In a scathing letter sent to colleagues on Tuesday, Rep. Chip Roy of Texas said Stefanik’s voting record “embodies much of what led to the 2018 ass-kicking we received by Democrats” and urged Republicans to consider leaving the position of conference chair open if the party can’t coalesce behind “someone who reflects our conservative values.” Roy and other conservative skeptics have cited Stefanik’s votes against the House GOP’s 2017 Tax Cuts and Jobs Act and the Trump administration’s request to use emergency funds for border wall construction as red flags. They have also pointed to her sharp criticism of Trump over his withdrawal from the Paris Climate Agreement and rhetoric on trade.
“The lack of any challenger doesn’t remove any questions I have about her voting record and whether her positions are going to interfere with our ability to look to message for the conference,” Rep. Ben Cline of Virginia, a member of the House Freedom Caucus, where Stefanik’s voting record and past criticism of Trump has become a source of consternation in recent days, told CNN on Wednesday.
Roy, a Freedom Caucus member himself, was said to be considering an official bid for the job as of Wednesday afternoon, with his spokesperson telling reporters, “If the position must be filed, then this must be a contested race — not a coronation.” It is not yet clear if his candidacy would pose a significant threat to Stefanik, who has privately suggested she would only serve in the role through 2022 and has already received the backing of McCarthy, Trump and Scalise, the second-ranking House Republican.
Despite publicly backing of Stefanik, McCarthy said late Wednesday that he held off on holding a vote for his colleague immediately after Cheney’s ouster because “competition is good.”
Former Republican Rep. Deborah Pryce of Ohio, who became the first woman to occupy the role of conference chair when she was elected to the position in 2003, had mixed feelings about the push to replace Cheney with a woman. Pryce, who described Cheney’s ousting in an interview with CNN as “very unfortunate,” said she was pleased that Republicans are likely to maintain female representation in their leadership ranks if Stefanik is voted into the role.

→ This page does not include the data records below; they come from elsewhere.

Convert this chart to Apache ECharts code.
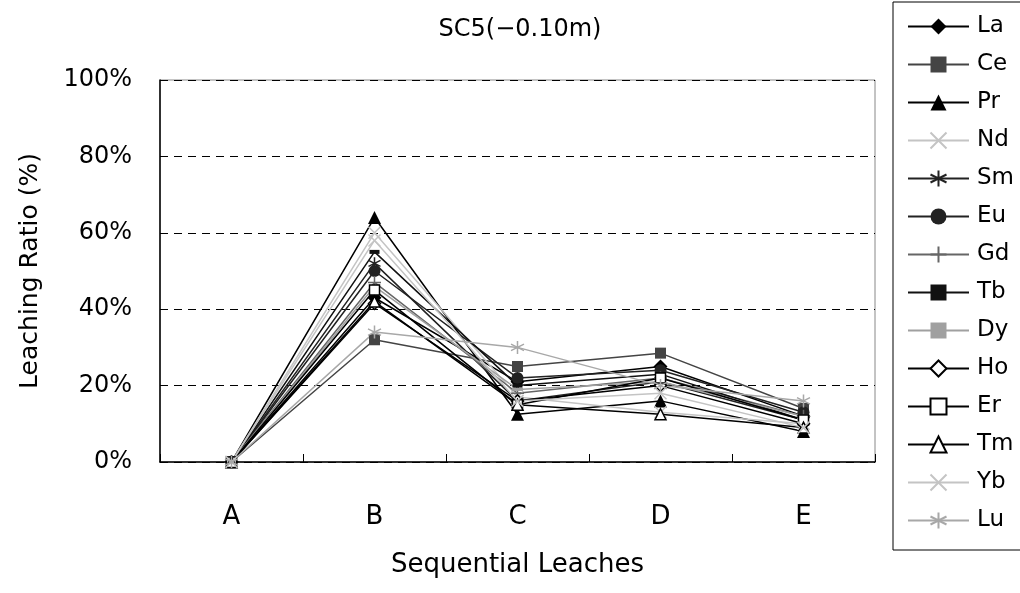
<!DOCTYPE html>
<html><head><meta charset="utf-8">
<script src="https://cdn.jsdelivr.net/npm/echarts@6/dist/echarts.min.js"></script>
<style>html,body{margin:0;padding:0;background:#fff}#c{width:1020px;height:593px}</style>
</head><body><div id="c"></div>
<script>
const categories = ['A','B','C','D','E'];
const yTicks = [0, 0.2, 0.4, 0.6, 0.8, 1.0];
const La = [0, 0.43, 0.21, 0.25, 0.12];
const Ce = [0, 0.32, 0.25, 0.285, 0.14];
const Pr = [0, 0.64, 0.125, 0.16, 0.08];
const Nd = [0, 0.60, 0.17, 0.13, 0.10];
const Sm = [0, 0.52, 0.16, 0.21, 0.11];
const Eu = [0, 0.50, 0.22, 0.24, 0.13];
const Gd = [0, 0.47, 0.18, 0.22, 0.12];
const Tb = [0, 0.55, 0.20, 0.23, 0.11];
const Dy = [0, 0.46, 0.19, 0.21, 0.12];
const Ho = [0, 0.415, 0.16, 0.20, 0.10];
const Er = [0, 0.45, 0.15, 0.22, 0.11];
const Tm = [0, 0.42, 0.15, 0.125, 0.09];
const Yb = [0, 0.58, 0.16, 0.18, 0.09];
const Lu = [0, 0.34, 0.30, 0.20, 0.16];

const FONT = '"DejaVu Sans", sans-serif';
const X_PATH = 'path://M0,0L10,10M10,0L0,10';
const AST_PATH = 'path://M5,0L5,10M0.7,2.5L9.3,7.5M9.3,2.5L0.7,7.5';
const PLUS_PATH = 'path://M5,0L5,10M0,5L10,5';

function mk(name, data, color, symbol, size, opts) {
  opts = opts || {};
  const isPath = typeof symbol === 'string' && symbol.indexOf('path://') === 0;
  return {
    name: name, type: 'line', data: data, symbol: symbol, symbolSize: size,
    lineStyle: { color: color, width: 1.5 },
    itemStyle: opts.open ? { color: '#fff', borderColor: color, borderWidth: 1.5 }
      : isPath ? { color: 'none', borderColor: color, borderWidth: 1.5 }
      : { color: color, borderColor: color, borderWidth: 0 },
    emphasis: { disabled: true },
    animation: false
  };
}

const series = [
  mk('La', La, '#000', 'diamond', 14),
  mk('Ce', Ce, '#444', 'rect', 11),
  mk('Pr', Pr, '#000', 'triangle', 13),
  mk('Nd', Nd, '#c4c4c4', X_PATH, 12),
  mk('Sm', Sm, '#222', AST_PATH, 12),
  mk('Eu', Eu, '#222', 'circle', 12),
  mk('Gd', Gd, '#666', PLUS_PATH, 13),
  mk('Tb', Tb, '#111', 'rect', [10, 4]),
  mk('Dy', Dy, '#a0a0a0', 'rect', [11, 3]),
  mk('Ho', Ho, '#000', 'diamond', 12, { open: true }),
  mk('Er', Er, '#000', 'rect', 10, { open: true }),
  mk('Tm', Tm, '#000', 'triangle', 11, { open: true }),
  mk('Yb', Yb, '#c4c4c4', X_PATH, 12),
  mk('Lu', Lu, '#a8a8a8', AST_PATH, 13)
];

const chart = echarts.init(document.getElementById('c'), null, { renderer: 'canvas' });
chart.setOption({
  backgroundColor: '#fff',
  animation: false,
  title: {
    text: 'SC5(\u22120.10m)', left: 515, top: 13, textAlign: 'center',
    textStyle: { fontFamily: FONT, fontSize: 24, fontWeight: 'normal', color: '#000' }
  },
  legend: {
    orient: 'vertical', left: 893, top: 2,
    padding: [13, 14, 18, 14],
    itemWidth: 61, itemHeight: 20, itemGap: 15,
    borderColor: '#000', borderWidth: 1,
    textStyle: { fontFamily: FONT, fontSize: 23, color: '#000', padding: [0, 0, 0, 3] },
    data: series.map(s => s.name)
  },
  grid: { left: 160, top: 80, width: 715, height: 382, show: true, borderColor: '#888', borderWidth: 1, backgroundColor: 'transparent' },
  xAxis: {
    type: 'category', data: categories, boundaryGap: true,
    name: 'Sequential Leaches', nameLocation: 'middle', nameGap: 90,
    nameTextStyle: { fontFamily: FONT, fontSize: 26, color: '#000' },
    axisLine: { lineStyle: { color: '#000', width: 1.5 } },
    axisTick: { show: true, inside: true, length: 8, lineStyle: { color: '#000' } },
    axisLabel: { fontFamily: FONT, fontSize: 26, color: '#000', margin: 42 }
  },
  yAxis: {
    type: 'value', min: yTicks[0], max: yTicks[yTicks.length - 1], interval: 0.2,
    name: 'Leaching Ratio (%)', nameLocation: 'middle', nameGap: 117,
    nameTextStyle: { fontFamily: FONT, fontSize: 25, color: '#000' },
    axisLine: { show: true, lineStyle: { color: '#000', width: 1.5 } },
    axisTick: { show: false },
    axisLabel: { fontFamily: FONT, fontSize: 24, color: '#000', margin: 28,
      formatter: v => Math.round(v * 100) + '%' },
    splitLine: { show: true, lineStyle: { color: '#000', type: [8, 6], width: 1 } }
  },
  series: series
});
</script></body></html>
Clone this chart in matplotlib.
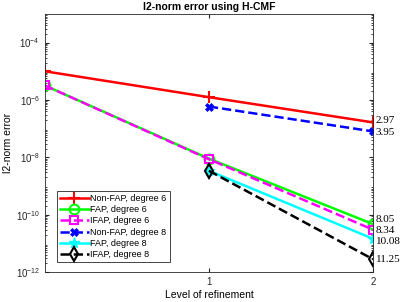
import matplotlib
matplotlib.use("Agg")
import numpy as np
import matplotlib.pyplot as plt
from matplotlib.ticker import LogLocator, NullFormatter

plt.rcParams['font.family'] = ['Liberation Sans', 'DejaVu Sans']

# ---- data ----
levels_all = [0, 1, 2]
levels_fine = [1, 2]

nonfap_d6 = [1.0e-5, 1.25e-6, 1.65e-7]
fap_d6 = [3.2e-6, 9.0e-9, 4.7e-11]
ifap_d6 = [3.2e-6, 8.6e-9, 3.0e-11]
nonfap_d8 = [5.9e-7, 8.0e-8]
fap_d8 = [3.4e-9, 1.45e-11]
ifap_d8 = [3.4e-9, 2.8e-12]

rates = ['2.97', '3.95', '8.05', '8.34', '10.08', '11.25']

fig = plt.figure(figsize=(4.15, 3.02), dpi=100)
ax = fig.add_axes([0.108, 0.099, 0.791, 0.855])

lw = 1.8
ax.plot(levels_all, nonfap_d6, '-', color='red', marker='+', ms=8, mew=1.5, lw=lw,
        label='Non-FAP, degree 6')
ax.plot(levels_all, fap_d6, '-', color='#00ff00', marker='o', ms=7, mew=1.5, mfc='none', lw=lw,
        label='FAP, degree 6')
ax.plot(levels_all, ifap_d6, '--', color='magenta', marker='s', ms=6, mew=1.5, mfc='none', lw=lw,
        label='IFAP, degree 6')
ax.plot(levels_fine, nonfap_d8, '--', color='blue', marker='X', ms=6, mew=0.5, lw=lw,
        label='Non-FAP, degree 8')
ax.plot(levels_fine, fap_d8, '-', color='cyan', marker='*', ms=8, mew=1, lw=lw,
        label='FAP, degree 8')
ax.plot(levels_fine, ifap_d8, '--', color='black', marker='d', ms=7, mew=1.5, mfc='none', lw=lw,
        label='IFAP, degree 8')

# convergence rates next to the last points (small vertical nudges to keep them apart)
last_vals = [nonfap_d6[-1], nonfap_d8[-1], fap_d6[-1], ifap_d6[-1], fap_d8[-1], ifap_d8[-1]]
nudges = [1.5, -1, 3, -0.5, -2, 0]
for r, v, dy in zip(rates, last_vals, nudges):
    ax.annotate(r, (2, v), xytext=(2, dy), textcoords='offset points',
                family='Liberation Serif', fontsize=8, va='center', ha='left',
                annotation_clip=False)

ax.set_yscale('log')
ax.set_xlim(0, 2)
ax.set_ylim(1e-12, 1e-3)
ax.set_xticks([1, 2])
ax.set_yticks([1e-12, 1e-10, 1e-8, 1e-6, 1e-4])
ax.yaxis.set_minor_locator(LogLocator(base=10, subs=np.arange(2, 10), numticks=20))
ax.yaxis.set_minor_formatter(NullFormatter())
ax.tick_params(which='both', direction='in', top=True, right=True, labelsize=7, colors='#262626')
ax.tick_params(which='major', length=3)
ax.tick_params(which='minor', length=1.5)
for s in ax.spines.values():
    s.set_color('#262626')
    s.set_linewidth(0.6)

ax.set_title('l2-norm error using H-CMF', fontsize=7.5, fontweight='bold', pad=3)
ax.set_xlabel('Level of refinement', fontsize=7.5, labelpad=2)
ax.set_ylabel('l2-norm error', fontsize=7.5, labelpad=2)

leg = ax.legend(loc='lower left', bbox_to_anchor=(0.022, 0.02), fontsize=6.5, handlelength=3.2,
                handletextpad=0.2, borderpad=0.35, labelspacing=0.25, fancybox=False,
                edgecolor='#262626', framealpha=1)
leg.get_frame().set_linewidth(0.6)

fig.savefig('out.png', dpi=100)
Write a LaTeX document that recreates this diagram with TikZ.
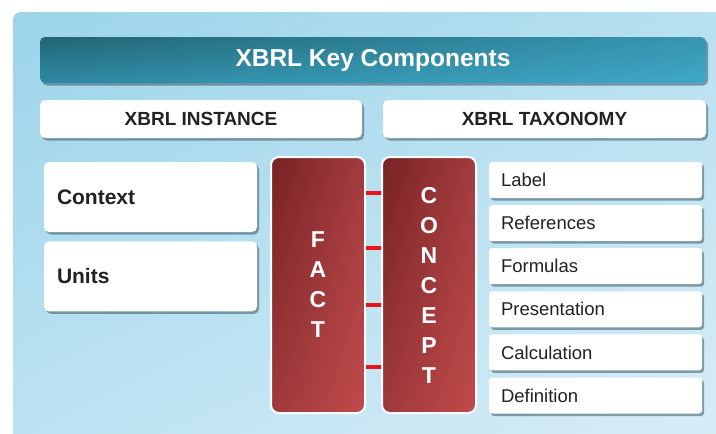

But she and others added that there is a potential downside to installing another woman in the No. 3 position for the third consecutive time, following Cheney and Rep. Cathy McMorris Rodgers of Washington, who held the title of GOP conference chair from January 2013 through January 2019.
“I think Elise will do a great job … but it isn’t, it shouldn’t be, and I hope it never becomes the token slot for women in leadership,” Pryce said.
Though Republicans made significant strides in the last election to add women to their congressional minority — including with the help of Stefanik, whose leadership PAC gave $415,000 to Republican candidates in 2020 — the party still pales behind Democrats in female representation. A study by the Pew Research Center released earlier this year found that 38% of Democrats in the 117th Congress are women, versus 14% of Republicans. A Republican woman has also never served as party whip or House Speaker.
For her part, Stefanik said Wednesday she “absolutely” has enough support inside the conference to clinch the spot after speaking directly with some of the conservative House members who raised concerns about her candidacy earlier this week.
“We have great support conference-wide, from members of the Freedom Caucus to the Tuesday Group,” she said.